### STATED GOAL
Return the lines that follow, exactly as they appear, from the first through the one containing "42030, 40250, 40000];"; no pictures are to be included.

— START OF DATA SECTION —

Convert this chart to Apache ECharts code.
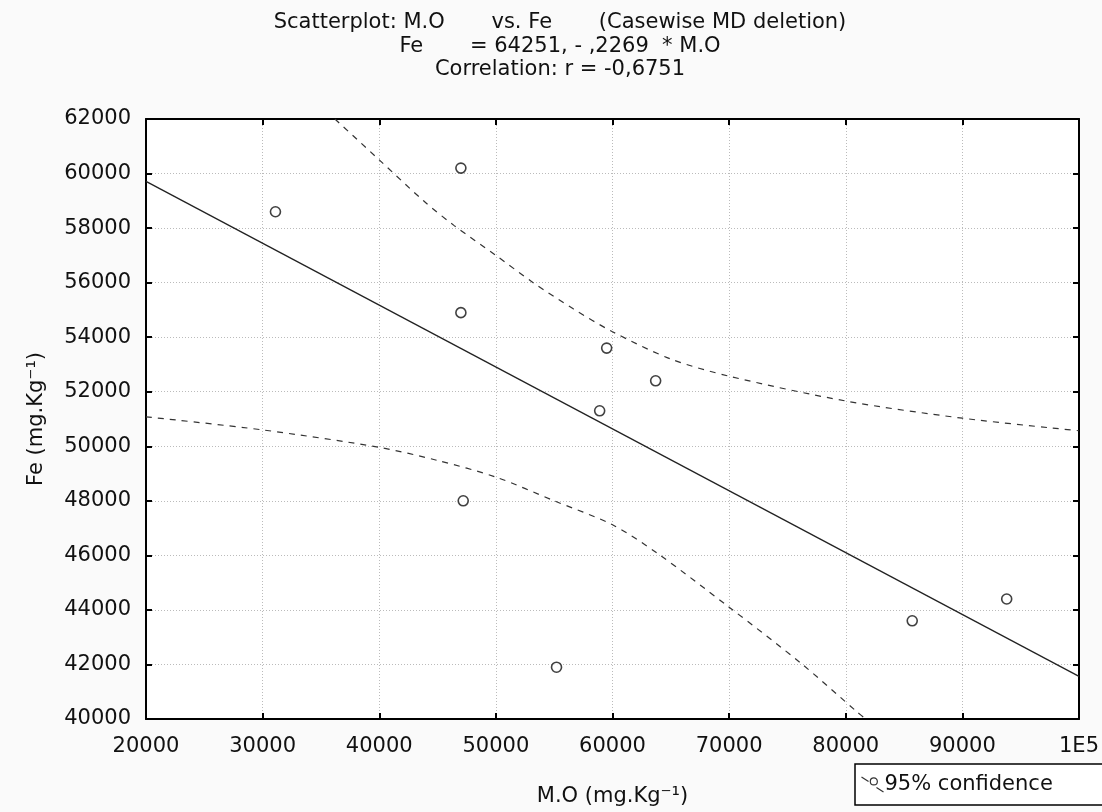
<!DOCTYPE html>
<html><head><meta charset="utf-8">
<script src="https://cdn.jsdelivr.net/npm/echarts@6/dist/echarts.min.js"></script>
<style>html,body{margin:0;padding:0;background:#fafafa}#c{width:1102px;height:812px}</style>
</head><body><div id="c"></div>
<script>
const titleLines = ['Scatterplot: M.O       vs. Fe       (Casewise MD deletion)', 'Fe       = 64251, - ,2269  * M.O', 'Correlation: r = -0,6751'];
const xTicks = [20000, 30000, 40000, 50000, 60000, 70000, 80000, 90000, 100000];
const xTickLabels = ['20000', '30000', '40000', '50000', '60000', '70000', '80000', '90000', '1E5'];
const yTicks = [40000, 42000, 44000, 46000, 48000, 50000, 52000, 54000, 56000, 58000, 60000, 62000];
const moValues = [31100, 47000, 47000, 59500, 63700, 58900, 47200, 55200, 85700, 93800];
const feValues = [58600, 60200, 54900, 53600, 52400, 51300, 48000, 41900, 43600, 44400];
const fitX = [20000, 100000];
const fitY = [59713, 41561];
const upperX = [36200, 40000, 43800, 46400, 50000, 53200, 56600, 60000, 65000, 70000, 80000, 90000, 100000];
const upperY = [62000, 60500, 59000, 58100, 57000, 56000, 55050, 54200, 53200, 52570, 51660, 51030, 50570];
const lowerX = [20000, 30000, 40000, 45000, 50000, 55000, 60000, 63800, 70000, 76200, 81000, 81700];
const lowerY = [51080, 50600, 49960, 49480, 48870, 48000, 47120, 46090, 44100, 42030, 40250, 40000];

const zip = (a, b) => a.map((v, i) => [v, b[i]]);
const chart = echarts.init(document.getElementById('c'));
const FONT = 'DejaVu Sans';
const dashStyle = {color: '#333', width: 1.2, type: [6, 6]};
const legendIcon = 'path://M0,0 L8,5 M14,9 A4,4 0 1,1 14.01,9 Z M17,12 L25,17';
chart.setOption({
  backgroundColor: '#fafafa',
  animation: false,
  title: {
    text: titleLines.join('\n'),
    left: 555, top: 6, textAlign: 'center',
    textStyle: {fontFamily: FONT, fontSize: 21, fontWeight: 'normal', color: '#111', lineHeight: 23.5}
  },
  legend: {
    data: [{name: '95% confidence', icon: legendIcon}],
    left: 855, top: 764,
    itemWidth: 22, itemHeight: 16, itemGap: 5,
    backgroundColor: '#fff', borderColor: '#000', borderWidth: 1.5,
    padding: [10, 60, 10, 4],
    itemStyle: {color: 'none', borderColor: '#333', borderWidth: 1.2},
    textStyle: {fontFamily: FONT, fontSize: 21, color: '#111', padding: [0, 0, 0, -4]}
  },
  grid: {left: 146, right: 23, top: 119, bottom: 89, show: true, backgroundColor: '#fff', borderWidth: 0},
  xAxis: [{
    type: 'value', min: 20000, max: 100000, interval: 10000,
    name: 'M.O (mg.Kg⁻¹)', nameLocation: 'middle', nameGap: 67,
    nameTextStyle: {fontFamily: FONT, fontSize: 21, color: '#111'},
    axisLine: {show: true, lineStyle: {color: '#000', width: 2}},
    axisTick: {show: true, inside: true, length: 6, lineStyle: {color: '#000', width: 2}},
    axisLabel: {margin: 17, fontFamily: FONT, fontSize: 21, color: '#111',
      formatter: v => xTickLabels[xTicks.indexOf(v)]},
    splitLine: {show: true, lineStyle: {color: '#bbb', type: [1, 2], width: 1}}
  }, {
    type: 'value', min: 20000, max: 100000, interval: 10000, position: 'top',
    axisLine: {show: true, lineStyle: {color: '#000', width: 2}},
    axisTick: {show: true, inside: true, length: 6, lineStyle: {color: '#000', width: 2}},
    axisLabel: {show: false}, splitLine: {show: false}
  }],
  yAxis: [{
    type: 'value', min: 40000, max: 62000, interval: 2000,
    name: 'Fe (mg.Kg⁻¹)', nameLocation: 'middle', nameGap: 99, nameRotate: 90,
    nameTextStyle: {fontFamily: FONT, fontSize: 21, color: '#111'},
    axisLine: {show: true, lineStyle: {color: '#000', width: 2}},
    axisTick: {show: true, inside: true, length: 6, lineStyle: {color: '#000', width: 2}},
    axisLabel: {margin: 15, fontFamily: FONT, fontSize: 21, color: '#111',
      formatter: v => yTicks.includes(v) ? String(v) : ''},
    splitLine: {show: true, lineStyle: {color: '#bbb', type: [1, 2], width: 1}}
  }, {
    type: 'value', min: 40000, max: 62000, interval: 2000, position: 'right',
    axisLine: {show: true, lineStyle: {color: '#000', width: 2}},
    axisTick: {show: true, inside: true, length: 6, lineStyle: {color: '#000', width: 2}},
    axisLabel: {show: false}, splitLine: {show: false}
  }],
  series: [
    {type: 'line', name: 'fit', data: zip(fitX, fitY), symbol: 'none', lineStyle: {color: '#222', width: 1.3}, silent: true, z: 3},
    {type: 'line', name: '95% confidence', data: zip(upperX, upperY), symbol: 'none', smooth: 0.3, lineStyle: dashStyle, z: 3},
    {type: 'line', name: '95% confidence', data: zip(lowerX, lowerY), symbol: 'none', smooth: 0.3, lineStyle: dashStyle, z: 3},
    {type: 'scatter', name: 'points', data: zip(moValues, feValues), symbol: 'circle', symbolSize: 10,
      itemStyle: {color: '#fff', borderColor: '#111', borderWidth: 1.6}, z: 4}
  ]
});
</script></body></html>
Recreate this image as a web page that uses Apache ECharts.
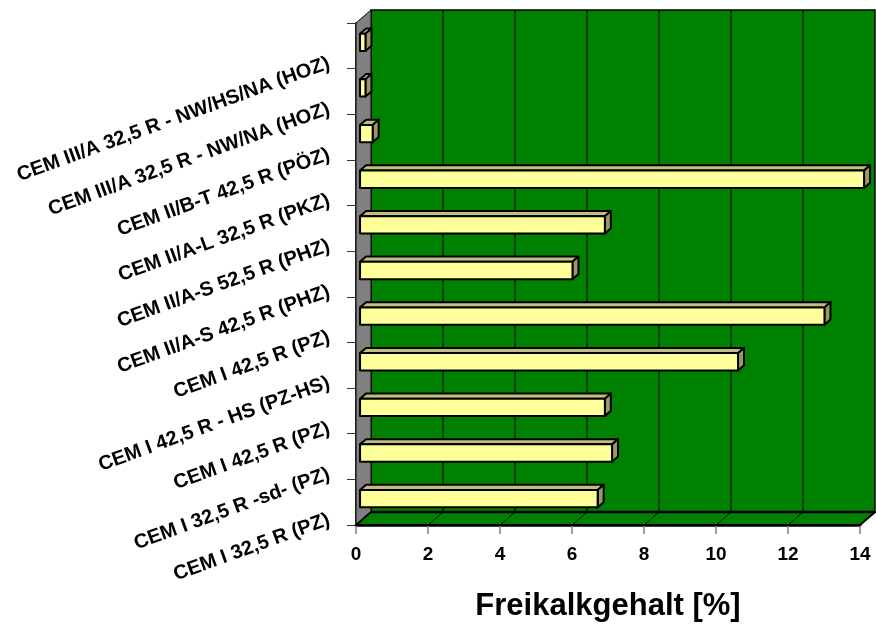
<!DOCTYPE html>
<html>
<head>
<meta charset="utf-8">
<script src="https://cdn.jsdelivr.net/npm/echarts@6/dist/echarts.min.js"></script>
<style>
  html, body { margin: 0; padding: 0; background: #fff; }
  #chart { width: 876px; height: 630px; }
</style>
</head>
<body>
<div id="chart"></div>
<script>
// Cement types, listed from the bottom row to the top row
const categories = [
  'CEM I 32,5 R (PZ)',
  'CEM I 32,5 R -sd- (PZ)',
  'CEM I 42,5 R (PZ)',
  'CEM I 42,5 R - HS (PZ-HS)',
  'CEM I 42,5 R (PZ)',
  'CEM II/A-S 42,5 R (PHZ)',
  'CEM II/A-S 52,5 R (PHZ)',
  'CEM II/A-L 32,5 R (PKZ)',
  'CEM II/B-T 42,5 R (PÖZ)',
  'CEM III/A 32,5 R - NW/NA (HOZ)',
  'CEM III/A 32,5 R - NW/HS/NA (HOZ)'
];

// Free lime content in %
const freeLime = [6.6, 7.0, 6.8, 10.5, 12.9, 5.9, 6.8, 14.0, 0.35, 0.15, 0.15];

// Value axis ticks
const xTicks = [0, 2, 4, 6, 8, 10, 12, 14];

const FONT = '"Liberation Sans", Arial, sans-serif';

// Depth of the pseudo-3D box (back plane offset)
const DEPTH_X = 15;
const DEPTH_Y = -13;
// Bars sit between these fractions of the depth
const BAR_T0 = 0.27;
const BAR_T1 = 0.67;
const BAR_H = 0.38;

const chart = echarts.init(document.getElementById('chart'), null, { renderer: 'canvas' });

function renderWalls(params, api) {
  const cs = params.coordSys;
  const x = cs.x, y = cs.y, w = cs.width, h = cs.height;
  const children = [];
  // back wall
  children.push({
    type: 'rect',
    shape: { x: x + DEPTH_X, y: y + DEPTH_Y, width: w, height: h },
    style: { fill: '#008000', stroke: '#000', lineWidth: 1.5 }
  });
  // left side wall
  children.push({
    type: 'polygon',
    shape: { points: [[x, y], [x + DEPTH_X, y + DEPTH_Y], [x + DEPTH_X, y + h + DEPTH_Y], [x, y + h]] },
    style: { fill: '#808080', stroke: '#000', lineWidth: 1 }
  });
  // floor
  children.push({
    type: 'polygon',
    shape: { points: [[x, y + h], [x + DEPTH_X, y + h + DEPTH_Y], [x + w + DEPTH_X, y + h + DEPTH_Y], [x + w, y + h]] },
    style: { fill: '#008000', stroke: '#000', lineWidth: 2 }
  });
  // gridlines on the back wall and floor
  xTicks.forEach(function (v) {
    const px = api.coord([v, 0])[0];
    if (v > xTicks[0] && v < xTicks[xTicks.length - 1]) {
      children.push({
        type: 'line',
        shape: { x1: px + DEPTH_X, y1: y + DEPTH_Y, x2: px + DEPTH_X, y2: y + h + DEPTH_Y },
        style: { stroke: '#000', lineWidth: 1 }
      });
    }
    children.push({
      type: 'line',
      shape: { x1: px, y1: y + h, x2: px + DEPTH_X, y2: y + h + DEPTH_Y },
      style: { stroke: '#000', lineWidth: 1 }
    });
  });
  // back-bottom edge of the floor
  children.push({
    type: 'line',
    shape: { x1: x + DEPTH_X, y1: y + h + DEPTH_Y, x2: x + w + DEPTH_X, y2: y + h + DEPTH_Y },
    style: { stroke: '#000', lineWidth: 2.5 }
  });
  return { type: 'group', children: children };
}

function renderBar(params, api) {
  const v = api.value(0);
  const cat = api.value(1);
  const a = api.coord([0, cat]);
  const b = api.coord([v, cat]);
  const band = api.size([0, 1])[1];
  const x0 = a[0] + DEPTH_X * BAR_T0;
  const x1 = b[0] + DEPTH_X * BAR_T0;
  const yc = a[1] + DEPTH_Y * BAR_T0;
  const hh = band * BAR_H;
  const top = yc - hh / 2, bot = yc + hh / 2;
  const ddx = DEPTH_X * (BAR_T1 - BAR_T0);
  const ddy = DEPTH_Y * (BAR_T1 - BAR_T0);
  const line = { stroke: '#000', lineWidth: 2, lineJoin: 'round' };
  return {
    type: 'group',
    children: [
      {
        type: 'polygon',
        shape: { points: [[x0, top], [x1, top], [x1 + ddx, top + ddy], [x0 + ddx, top + ddy]] },
        style: Object.assign({ fill: '#BFBF80' }, line)
      },
      {
        type: 'polygon',
        shape: { points: [[x1, top], [x1 + ddx, top + ddy], [x1 + ddx, bot + ddy], [x1, bot]] },
        style: Object.assign({ fill: '#999966' }, line)
      },
      {
        type: 'rect',
        shape: { x: x0, y: top, width: x1 - x0, height: hh },
        style: Object.assign({ fill: '#FFFF99' }, line)
      }
    ]
  };
}

function renderLabel(params, api) {
  const cat = api.value(1);
  const p = api.coord([0, cat]);
  return {
    type: 'text',
    x: p[0] - 27,
    y: p[1] + 17,
    rotation: 20 * Math.PI / 180,
    style: {
      text: categories[cat],
      fill: '#000',
      font: 'bold 20px ' + FONT,
      align: 'right',
      verticalAlign: 'middle'
    }
  };
}

chart.setOption({
  animation: false,
  backgroundColor: '#fff',
  grid: { left: 356, right: 16, top: 23, bottom: 105 },
  xAxis: {
    type: 'value',
    min: 0,
    max: 14,
    interval: 2,
    axisLine: { show: true, lineStyle: { color: '#000', width: 2.5 } },
    axisTick: { show: true, length: 9, lineStyle: { color: '#808080', width: 1.5 } },
    axisLabel: { color: '#000', fontFamily: FONT, fontWeight: 'bold', fontSize: 19, margin: 20 },
    splitLine: { show: false },
    name: 'Freikalkgehalt [%]',
    nameLocation: 'middle',
    nameGap: 66,
    nameTextStyle: { color: '#000', fontFamily: FONT, fontWeight: 'bold', fontSize: 31 }
  },
  yAxis: {
    type: 'category',
    data: categories,
    axisLine: { show: true, lineStyle: { color: '#000', width: 1.5 } },
    axisTick: { show: true, length: 9, lineStyle: { color: '#333', width: 1 } },
    axisLabel: { show: false },
    splitLine: { show: false }
  },
  series: [
    {
      type: 'custom',
      name: 'walls',
      renderItem: renderWalls,
      data: [[0, 0]],
      silent: true,
      z: 1
    },
    {
      type: 'custom',
      name: 'Freikalkgehalt',
      renderItem: renderBar,
      encode: { x: 0, y: 1 },
      data: freeLime.map(function (v, i) { return [v, i]; }),
      z: 3
    },
    {
      type: 'custom',
      name: 'labels',
      renderItem: renderLabel,
      encode: { x: 0, y: 1 },
      data: categories.map(function (c, i) { return [0, i]; }),
      silent: true,
      z: 4
    }
  ]
});
</script>
</body>
</html>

— END OF DATA SECTION —

### REPLY TO THE EXERCISE
Convert this chart to Apache ECharts code.
<!DOCTYPE html>
<html><head><meta charset="utf-8">
<script src="https://cdn.jsdelivr.net/npm/echarts@6/dist/echarts.min.js"></script>
<style>html,body{margin:0;padding:0;background:#fafafa}#c{width:1102px;height:812px}</style>
</head><body><div id="c"></div>
<script>
const titleLines = ['Scatterplot: M.O       vs. Fe       (Casewise MD deletion)', 'Fe       = 64251, - ,2269  * M.O', 'Correlation: r = -0,6751'];
const xTicks = [20000, 30000, 40000, 50000, 60000, 70000, 80000, 90000, 100000];
const xTickLabels = ['20000', '30000', '40000', '50000', '60000', '70000', '80000', '90000', '1E5'];
const yTicks = [40000, 42000, 44000, 46000, 48000, 50000, 52000, 54000, 56000, 58000, 60000, 62000];
const moValues = [31100, 47000, 47000, 59500, 63700, 58900, 47200, 55200, 85700, 93800];
const feValues = [58600, 60200, 54900, 53600, 52400, 51300, 48000, 41900, 43600, 44400];
const fitX = [20000, 100000];
const fitY = [59713, 41561];
const upperX = [36200, 40000, 43800, 46400, 50000, 53200, 56600, 60000, 65000, 70000, 80000, 90000, 100000];
const upperY = [62000, 60500, 59000, 58100, 57000, 56000, 55050, 54200, 53200, 52570, 51660, 51030, 50570];
const lowerX = [20000, 30000, 40000, 45000, 50000, 55000, 60000, 63800, 70000, 76200, 81000, 81700];
const lowerY = [51080, 50600, 49960, 49480, 48870, 48000, 47120, 46090, 44100, 42030, 40250, 40000];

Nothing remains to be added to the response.